[START LISTING]

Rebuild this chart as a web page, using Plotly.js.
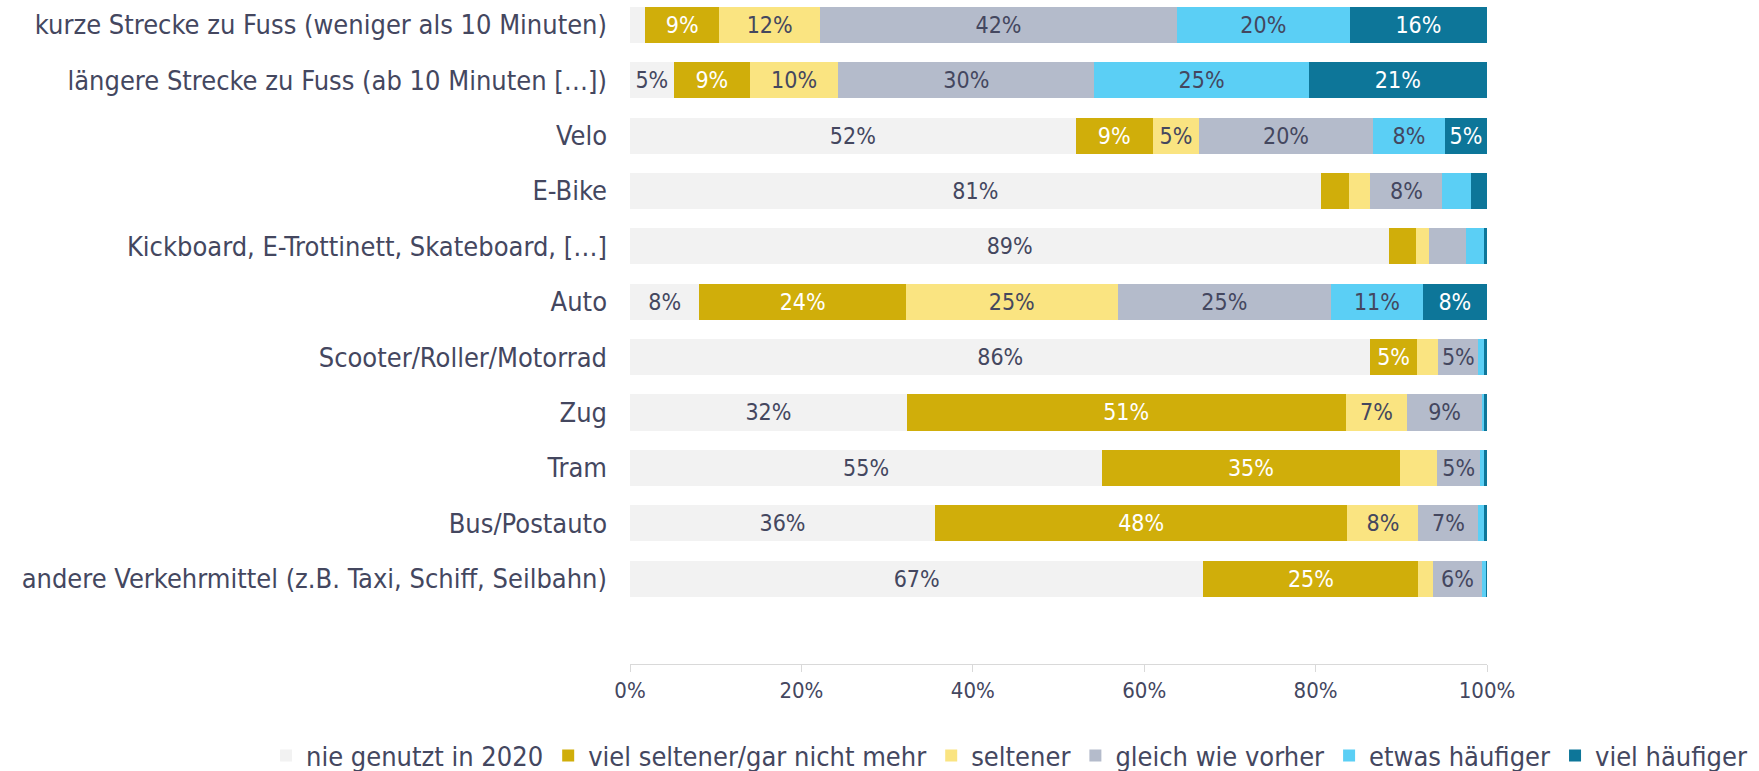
<!DOCTYPE html>
<html>
<head>
<meta charset="utf-8">
<script src="https://cdn.plot.ly/plotly-3.0.1.min.js"></script>
<style>html,body{margin:0;padding:0;background:#fff;}#chart{width:1759px;height:771px;}</style>
</head>
<body>
<div id="chart"></div>
<script>
const categories = [
  "kurze Strecke zu Fuss (weniger als 10 Minuten)",
  "längere Strecke zu Fuss (ab 10 Minuten […])",
  "Velo",
  "E-Bike",
  "Kickboard, E-Trottinett, Skateboard, […]",
  "Auto",
  "Scooter/Roller/Motorrad",
  "Zug",
  "Tram",
  "Bus/Postauto",
  "andere Verkehrmittel (z.B. Taxi, Schiff, Seilbahn)"
];
const seriesNames = ["nie genutzt in 2020", "viel seltener/gar nicht mehr", "seltener", "gleich wie vorher", "etwas häufiger", "viel häufiger"];
const nieGenutzt   = [1.8, 5.1, 52.0, 80.6, 88.6, 8.1, 86.4, 32.3, 55.1, 35.6, 66.9];
const vielSeltener = [8.6, 8.9, 9.0, 3.3, 3.1, 24.1, 5.4, 51.2, 34.7, 48.1, 25.1];
const seltener     = [11.8, 10.3, 5.4, 2.5, 1.5, 24.7, 2.5, 7.2, 4.4, 8.3, 1.7];
const gleich       = [41.6, 29.9, 20.3, 8.4, 4.4, 24.9, 4.7, 8.7, 5.0, 7.0, 5.7];
const etwas        = [20.2, 25.0, 8.4, 3.3, 2.1, 10.7, 0.6, 0.3, 0.4, 0.6, 0.5];
const vielHaeufiger= [16.0, 20.8, 4.9, 1.9, 0.3, 7.5, 0.4, 0.3, 0.4, 0.4, 0.1];
const xTicks = [0, 20, 40, 60, 80, 100];

const seriesValues = [nieGenutzt, vielSeltener, seltener, gleich, etwas, vielHaeufiger];
const colors = ["#f2f2f2", "#d0ae0a", "#fae481", "#b4bbcb", "#5bcff5", "#0d7699"];
const textColors = ["#44475f", "#ffffff", "#44475f", "#44475f", "#44475f", "#ffffff"];
const FONT = "'DejaVu Sans Condensed', 'Open Sans', sans-serif";
const TXT = "#44475f";

const traces = seriesValues.map((vals, i) => ({
  type: "bar",
  orientation: "h",
  name: seriesNames[i],
  y: categories,
  x: vals,
  marker: {color: colors[i], line: {width: 0}},
  text: vals.map(v => v >= 4.5 ? Math.round(v) + "%" : ""),
  textposition: "inside",
  insidetextanchor: "middle",
  textangle: 0,
  textfont: {family: FONT, size: 23, color: textColors[i]},
  hoverinfo: "skip"
}));

const layout = {
  width: 1759,
  height: 771,
  barmode: "stack",
  bargap: 0.35,
  paper_bgcolor: "#ffffff",
  plot_bgcolor: "#ffffff",
  margin: {l: 630, r: 272, t: 0, b: 107, autoexpand: false},
  font: {family: FONT, size: 22, color: TXT},
  uniformtext: {mode: "show", minsize: 23},
  xaxis: {
    range: [0, 100],
    tickvals: xTicks,
    ticktext: xTicks.map(v => v + "%"),
    showgrid: false,
    zeroline: false,
    showline: true,
    linecolor: "#d9d9d9",
    linewidth: 1,
    ticks: "outside",
    ticklen: 7,
    tickcolor: "#d9d9d9",
    tickfont: {family: FONT, size: 22, color: TXT},
    automargin: false,
    fixedrange: true
  },
  yaxis: {
    type: "category",
    range: [11.54, -0.446],
    showgrid: false,
    zeroline: false,
    showline: false,
    ticks: "",
    ticklabelstandoff: 22,
    tickfont: {family: FONT, size: 27, color: TXT},
    automargin: false,
    fixedrange: true
  },
  showlegend: true,
  legend: {
    orientation: "h",
    x: -0.4247,
    xanchor: "left",
    y: -0.1386,
    yanchor: "middle",
    font: {family: FONT, size: 27, color: TXT},
    traceorder: "normal",
    itemwidth: 30,
    bgcolor: "rgba(0,0,0,0)"
  }
};

Plotly.newPlot("chart", traces, layout, {displayModeBar: false, staticPlot: true});
</script>
</body>
</html>
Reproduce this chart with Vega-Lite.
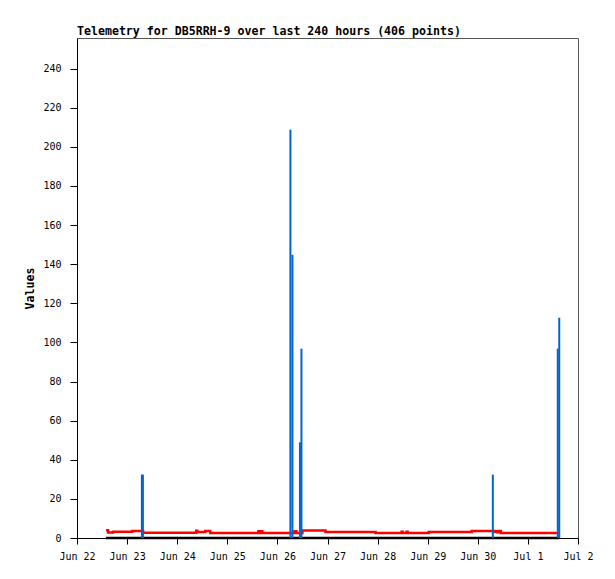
{
  "$schema": "https://vega.github.io/schema/vega-lite/v6.json",
  "width": 501,
  "height": 500,
  "autosize": {"type": "none"},
  "padding": {"left": 77, "top": 38, "right": 37, "bottom": 41},
  "background": "white",
  "title": {
    "text": "Telemetry for DB5RRH-9 over last 240 hours (406 points)",
    "anchor": "start",
    "frame": "group",
    "font": "DejaVu Sans Mono",
    "fontSize": 11.6,
    "fontWeight": "bold",
    "color": "black",
    "offset": 0
  },
  "config": {
    "view": {"stroke": "#555555", "strokeWidth": 1},
    "axis": {
      "grid": false,
      "domainColor": "black",
      "tickColor": "black",
      "labelColor": "black",
      "labelFont": "DejaVu Sans Mono",
      "labelFontSize": 10,
      "titleFont": "DejaVu Sans Mono",
      "titleFontSize": 11.6,
      "titleFontWeight": "bold",
      "titleColor": "black"
    }
  },
  "encoding": {
    "x": {
      "field": "t",
      "type": "temporal",
      "scale": {
        "type": "utc",
        "domain": [
          {"year": 2024, "month": "jun", "date": 22, "utc": true},
          {"year": 2024, "month": "jul", "date": 2, "utc": true}
        ]
      },
      "axis": {
        "title": null,
        "labelExpr": "utcFormat(datum.value, '%b %-d')",
        "tickSize": 6,
        "labelPadding": 7,
        "labelFlush": false,
        "labelOverlap": false,
        "values": [
          {"year": 2024, "month": "jun", "date": 22, "utc": true},
          {"year": 2024, "month": "jun", "date": 23, "utc": true},
          {"year": 2024, "month": "jun", "date": 24, "utc": true},
          {"year": 2024, "month": "jun", "date": 25, "utc": true},
          {"year": 2024, "month": "jun", "date": 26, "utc": true},
          {"year": 2024, "month": "jun", "date": 27, "utc": true},
          {"year": 2024, "month": "jun", "date": 28, "utc": true},
          {"year": 2024, "month": "jun", "date": 29, "utc": true},
          {"year": 2024, "month": "jun", "date": 30, "utc": true},
          {"year": 2024, "month": "jul", "date": 1, "utc": true},
          {"year": 2024, "month": "jul", "date": 2, "utc": true}
        ]
      }
    },
    "y": {
      "field": "v",
      "type": "quantitative",
      "scale": {"domain": [0, 255.6], "nice": false, "zero": true},
      "axis": {
        "title": "Values",
        "titlePadding": 7,
        "tickSize": 7,
        "labelPadding": 9,
        "values": [0, 20, 40, 60, 80, 100, 120, 140, 160, 180, 200, 220, 240]
      }
    }
  },
  "layer": [
    {
      "data": {"values": [
        {"t": "2024-06-22T13:55:00Z", "v": 0},
        {"t": "2024-07-01T14:53:00Z", "v": 0}
      ]},
      "mark": {"type": "line", "color": "black", "strokeWidth": 2.5}
    },
    {
      "data": {"values": [
        {"t": "2024-06-22T13:55:00Z", "v": 3.9},
        {"t": "2024-06-22T14:53:00Z", "v": 2.8},
        {"t": "2024-06-22T17:17:00Z", "v": 3.2},
        {"t": "2024-06-23T02:24:00Z", "v": 3.6},
        {"t": "2024-06-23T07:41:00Z", "v": 2.7},
        {"t": "2024-06-24T09:07:00Z", "v": 3.7},
        {"t": "2024-06-24T09:36:00Z", "v": 3.1},
        {"t": "2024-06-24T13:26:00Z", "v": 3.6},
        {"t": "2024-06-24T15:50:00Z", "v": 2.6},
        {"t": "2024-06-25T14:53:00Z", "v": 3.5},
        {"t": "2024-06-25T15:22:00Z", "v": 2.6},
        {"t": "2024-06-25T16:19:00Z", "v": 3.5},
        {"t": "2024-06-25T16:48:00Z", "v": 2.6},
        {"t": "2024-06-26T08:10:00Z", "v": 3.5},
        {"t": "2024-06-26T09:07:00Z", "v": 2.6},
        {"t": "2024-06-26T12:00:00Z", "v": 3.8},
        {"t": "2024-06-26T23:02:00Z", "v": 3.1},
        {"t": "2024-06-27T23:02:00Z", "v": 2.6},
        {"t": "2024-06-28T11:31:00Z", "v": 3.2},
        {"t": "2024-06-28T12:00:00Z", "v": 2.6},
        {"t": "2024-06-28T13:55:00Z", "v": 3.2},
        {"t": "2024-06-28T14:24:00Z", "v": 2.6},
        {"t": "2024-06-29T00:29:00Z", "v": 3.1},
        {"t": "2024-06-29T21:07:00Z", "v": 3.6},
        {"t": "2024-06-30T07:12:00Z", "v": 3.6},
        {"t": "2024-06-30T08:00:00Z", "v": 3.2},
        {"t": "2024-06-30T08:40:00Z", "v": 3.5},
        {"t": "2024-06-30T09:20:00Z", "v": 3.0},
        {"t": "2024-06-30T10:00:00Z", "v": 3.6},
        {"t": "2024-06-30T11:02:00Z", "v": 2.6},
        {"t": "2024-07-01T13:55:00Z", "v": 2.6}
      ]},
      "mark": {"type": "line", "color": "#ff0000", "strokeWidth": 2.5, "interpolate": "step-after"}
    },
    {
      "data": {"values": [
        {"t": "2024-06-23T07:05:00Z", "v": 32.4},
        {"t": "2024-06-23T07:34:00Z", "v": 32.4},
        {"t": "2024-06-26T06:14:00Z", "v": 208.7},
        {"t": "2024-06-26T07:12:00Z", "v": 144.8},
        {"t": "2024-06-26T10:48:00Z", "v": 48.9},
        {"t": "2024-06-26T11:31:00Z", "v": 96.8},
        {"t": "2024-06-30T07:12:00Z", "v": 32.4},
        {"t": "2024-07-01T14:18:00Z", "v": 96.8},
        {"t": "2024-07-01T15:01:00Z", "v": 112.6}
      ]},
      "mark": {"type": "rule", "color": "#0066cc", "strokeWidth": 2},
      "encoding": {"y2": {"datum": 0}}
    }
  ]
}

[END LISTING]

*TASK BRIEF:* Copy nothing but the lines from the first one in the listing through the line with "const xTicks = [0, 20, 40, 60, 80, 100];", and omit the pictures.

*EXPECTED ANSWER:*
Rebuild this chart as a web page, using Plotly.js.
<!DOCTYPE html>
<html>
<head>
<meta charset="utf-8">
<script src="https://cdn.plot.ly/plotly-3.0.1.min.js"></script>
<style>html,body{margin:0;padding:0;background:#fff;}#chart{width:1759px;height:771px;}</style>
</head>
<body>
<div id="chart"></div>
<script>
const categories = [
  "kurze Strecke zu Fuss (weniger als 10 Minuten)",
  "längere Strecke zu Fuss (ab 10 Minuten […])",
  "Velo",
  "E-Bike",
  "Kickboard, E-Trottinett, Skateboard, […]",
  "Auto",
  "Scooter/Roller/Motorrad",
  "Zug",
  "Tram",
  "Bus/Postauto",
  "andere Verkehrmittel (z.B. Taxi, Schiff, Seilbahn)"
];
const seriesNames = ["nie genutzt in 2020", "viel seltener/gar nicht mehr", "seltener", "gleich wie vorher", "etwas häufiger", "viel häufiger"];
const nieGenutzt   = [1.8, 5.1, 52.0, 80.6, 88.6, 8.1, 86.4, 32.3, 55.1, 35.6, 66.9];
const vielSeltener = [8.6, 8.9, 9.0, 3.3, 3.1, 24.1, 5.4, 51.2, 34.7, 48.1, 25.1];
const seltener     = [11.8, 10.3, 5.4, 2.5, 1.5, 24.7, 2.5, 7.2, 4.4, 8.3, 1.7];
const gleich       = [41.6, 29.9, 20.3, 8.4, 4.4, 24.9, 4.7, 8.7, 5.0, 7.0, 5.7];
const etwas        = [20.2, 25.0, 8.4, 3.3, 2.1, 10.7, 0.6, 0.3, 0.4, 0.6, 0.5];
const vielHaeufiger= [16.0, 20.8, 4.9, 1.9, 0.3, 7.5, 0.4, 0.3, 0.4, 0.4, 0.1];
const xTicks = [0, 20, 40, 60, 80, 100];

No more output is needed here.